There were a bunch of men sitting there and they're drinking beer and they hand me a beer and I drink the beer and then they drink another beer and they hand me another beer and I drink a second beer. Now I’m frankly getting into unknown territory. And the third beer and a fourth beer. I discovered that it's actually fairly easy to drink beer, but after five beers I realized there were consequences to this. It was about this time that they began playing a game.  There was a wheelbarrow in the middle of the room and after every beer they would throw their cans at the wheelbarrow. Sometimes it would fall in, sometimes it would bounce out and sometimes it would miss altogether. I was just trying to be as unobtrusive as possible and drink my beers and just wait for this hell to end. But then they noticed me, and they began to encourage me to throw my beer cans in the wheelbarrow. I was up to the sixth beer and I could barely focus or even move my arms and I knew whatever I did would be a horrible embarrassment to myself and my family, but I couldn't say no. I was unable to say no at this point because I was unable to speak, really. 

 

After listening to their chanting for a while, I took my can and tried to throw it towards the wheelbarrow, but I couldn't even grip the can and instead of going towards the wheelbarrow, it went straight up in the air because I couldn't even get my arm to swing forward. And then it somehow changed direction, like a magic bullet, and began to fly through the joists that were hanging down without touching one of them.  It was threading a needle like Luke Skywalker attacking the Death Star. It kept flying on and on and on through all the joists, and then it began to fall, and it fell straight into the wheelbarrow.

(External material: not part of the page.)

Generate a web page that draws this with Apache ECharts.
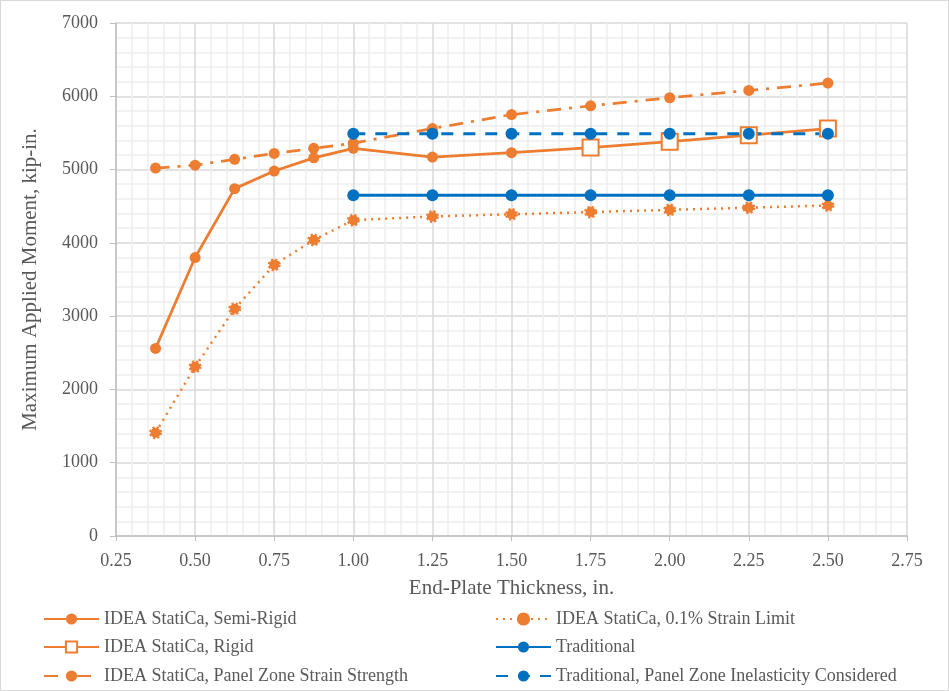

And we all stared at it and I heaved myself to my feet and I said, “Gentlemen, I bid you adieu.” And that's all I remember. 

 

Thank you.

Matt Freedman and Tim Spelios have been producing their Endless Broken Time drawing, talking and percussion performances at Studio 10 gallery in Bushwick, Brooklyn since 2015. Ancestors, machines, and philosophy are told and illustrated by Freedman and take their irregular rhythm and form from the aberrant and improvised syncopation of Spelios’ broken time drumming.